Preheat the oven to 350 °F (175 °C) and line two 8" (20-cm) round cake pans with a piece of parchment paper on the bottom. Grease the sides of the pans with baking spray or coconut oil.
In a large mixing bowl, stir together the water, vinegar, oil, brown sugar, granulated sugar, and vanilla extract.
1 1/2 cups (355 ml) water, 1 1/2 teaspoons white vinegar, 1/2 cup (120 ml) oil, 2/3 cup (133 grams) brown sugar, 1/2 cup (100 grams) granulated sugar, 2 teaspoons vanilla extract
In a medium mixing bowl, stir together the flour, cocoa powder, baking soda, baking powder and salt. Add this to the wet mixture and stir just until combined. It will be almost as thin as water.

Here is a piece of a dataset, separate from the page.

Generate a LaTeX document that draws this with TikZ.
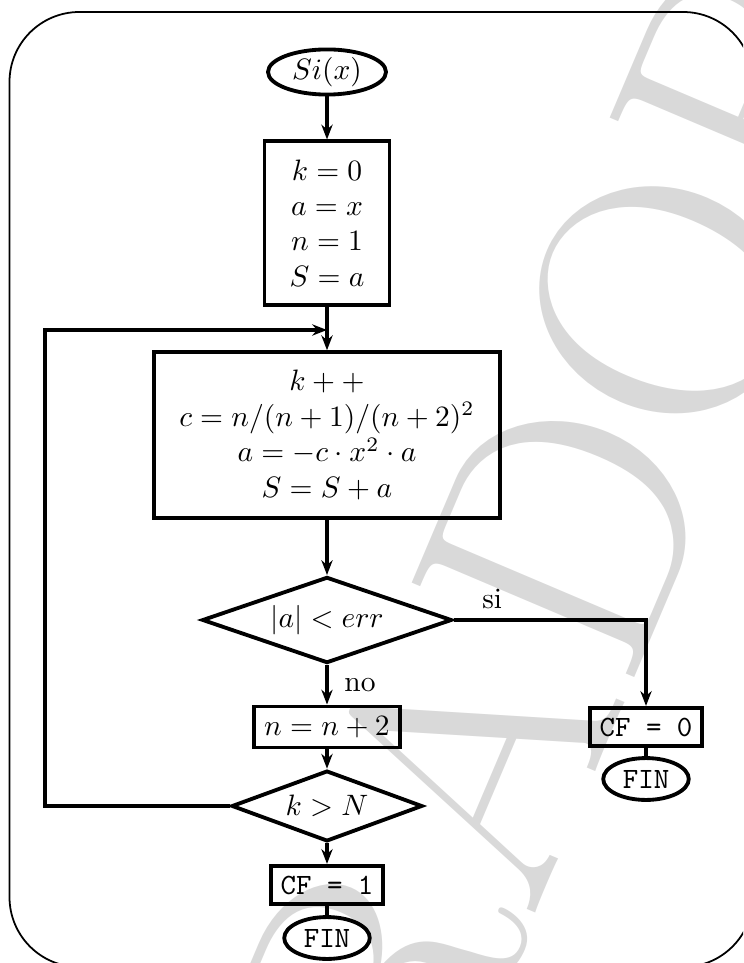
\documentclass[tikz,border=0pt]{standalone}
\usepackage{amsmath,amssymb}
\usetikzlibrary{shapes.geometric,arrows.meta}

\begin{document}
\begin{tikzpicture}[x=0.339pt,y=-0.339pt,
  proc/.style={draw,line width=1.3pt,align=center,inner xsep=8.5pt,inner ysep=6.2pt},
  small/.style={draw,line width=1.3pt},
  term/.style={draw,ellipse,line width=1.3pt,inner sep=0pt},
  dec/.style={draw,diamond,aspect=3,line width=1.3pt,inner sep=0pt},
  arr/.style={line width=1.1pt,-{Stealth[length=5pt,width=3.8pt,inset=1.6pt]}},
  lin/.style={line width=1.1pt}]
\useasboundingbox (0,0) rectangle (743,963);
\clip (0,0) rectangle (743,963);
%watermark
\node[rotate=67,text=black!15,font=\fontsize{120}{120}\selectfont] (wm) at (424,862) {BORRADOR};
%frame
\draw[line width=0.6pt,rounded corners=23.7pt] (9.5,12) rectangle (753,967);
%picture
\node[term,minimum width=40pt,minimum height=15.3pt] (start) at (327,72) {$Si(x)$};
\node[proc] (init) at (327,223) {$k=0$\\$a=x$\\$n=1$\\$S=a$};
\node[proc] (body) at (327,435) {$k++$\\$c=n/(n+1)/(n+2)^2$\\$a=-c\cdot x^2\cdot a$\\$S=S+a$};
\node[dec,minimum width=84.7pt,minimum height=29.2pt] (test) at (327,620) {$|a|<err$};
\node[small] (incr) at (327,727) {$n=n+2$};
\node[dec,minimum width=64.7pt,minimum height=24pt] (stop) at (327,806) {$k>N$};
\node[small] (cfone) at (327,885) {\texttt{CF = 1}};
\node[term,minimum width=29pt,minimum height=14.2pt] (finone) at (327,938) {\texttt{FIN}};
\node[small] (cfzero) at (646,727) {\texttt{CF = 0}};
\node[term,minimum width=29pt,minimum height=14.2pt] (finzero) at (646,779) {\texttt{FIN}};
\coordinate (join) at (327,330);
\coordinate (back) at (45,330);
%arrows
\draw[arr] (start) -- (init);
\draw[arr] (init) -- (body);
\draw[arr] (body) -- (test);
\draw[arr] (test) -- node[right,xshift=2pt]{no} (incr);
\draw[arr] (test.east) -| node[pos=0.1,above]{si} (cfzero.north);
\draw[arr] (incr) -- (stop);
\draw[arr] (stop) -- (cfone);
\draw[lin] (cfone) -- (finone);
\draw[lin] (cfzero) -- (finzero);
\draw[arr] (stop.west) -| (back) -- (join);
\end{tikzpicture}
\end{document}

1 1/2 cups (207 grams) flour, 1/2 cup (58 grams) cocoa powder, 1 1/4 teaspoons baking soda, 3/4 teaspoon baking powder, 1/2 teaspoon salt
Divide the batter between the two pans (about 495 grams of batter in each pan) and bake for 20 minutes or until a toothpick inserted in the middle comes out clean or with some moist crumbs (not raw batter). Let cool for 5 minutes and then turn out onto a wire rack to cool completely.
Once cooled, finish making the frosting.
Remove the chilled ganache from the refrigerator and using an electric mixer (you could also transfer it to a stand mixer), beat the ganache until light and fluffy, about 2 minutes.
Spread about 2/3 cup of frosting between the two layers of cake, 1/2 cup on top and the remaining on the sides. There's about 2 cups of frosting.
Keep covered and refrigerated for up to 3 days.